Article Text
Abstract
Background New format nutrition information has recently been implemented across UK foods at point of sale in response to EU Regulation 1169/2011. Now mandatory, the increased availability of this information has the potential to reduce obesity and related conditions. Consumer understanding is a known prerequisite of nutrition label use which is associated with healthier diets. This research aimed to undertake the first known systematic review whose objectives were to identify and describe the published educational interventions targeting consumer understanding and use of nutrition label information.

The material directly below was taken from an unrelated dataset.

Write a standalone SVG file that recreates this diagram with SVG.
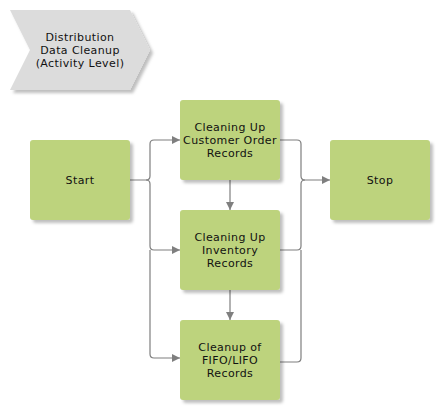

Methods This systematic literature review search aimed to include all published studies, without design or geographic limitation, describing interventions with components of label education (e.g. “how to read labels”. Outcomes needed to measure aspects of consumer comprehension or use of nutrition label information e.g. participant’s ability to accurately read labels, make healthy choices, increase label knowledge, or use. Peer reviewed, empirical, English-Language studies were searched in Medline, PsychInfo, and CINHAL edatabases in March 2015. Search strategies included terms from three elements e.g. “nutrition label information” AND “educational interventions” AND “consumer comprehension”. Narrative analysis is presented here.
Results Database searches returned 4,712 articles. Duplicated and (2,881) and non-relevant studies (1,729) were removed. Full text articles (94) were retrieved and quality appraised using the CASP tool whereby studies with significant risk of bias were removed. Fourteen studies were selected reporting interventions educating participants on “on-pack” display of nutrition label information in Canada, U.S. and Europe (1 study) between 1996 and 2014.
Study populations included school age children, adult shoppers, older adults with diabetes or poor literacy. Intervention types included taught face-to-face sessions, supermarket tours, and one online. Outcome measures and instruments were different across all studies these included self-reported frequency of use or objective assessment of comprehension e.g. assessment during realistic label tasks using a ‘food label literacy’ test. Thirteen of the fourteen studies reported a statistically significant effect of the intervention on improving one or more outcomes of participant label knowledge, understanding, perceptions, use, or awareness. No studies were identified concerning UK nutrition labels, nor nutrition information displayed in online supermarket sites.
Conclusion The educational interventions identified here show generally positive results for improving nutrition information comprehension and use. However, studies are limited and outcomes and measures found to be inconsistent. Further educational intervention evaluation is warranted with UK consumers given the current availability of new nutrition label information on-pack and in online settings.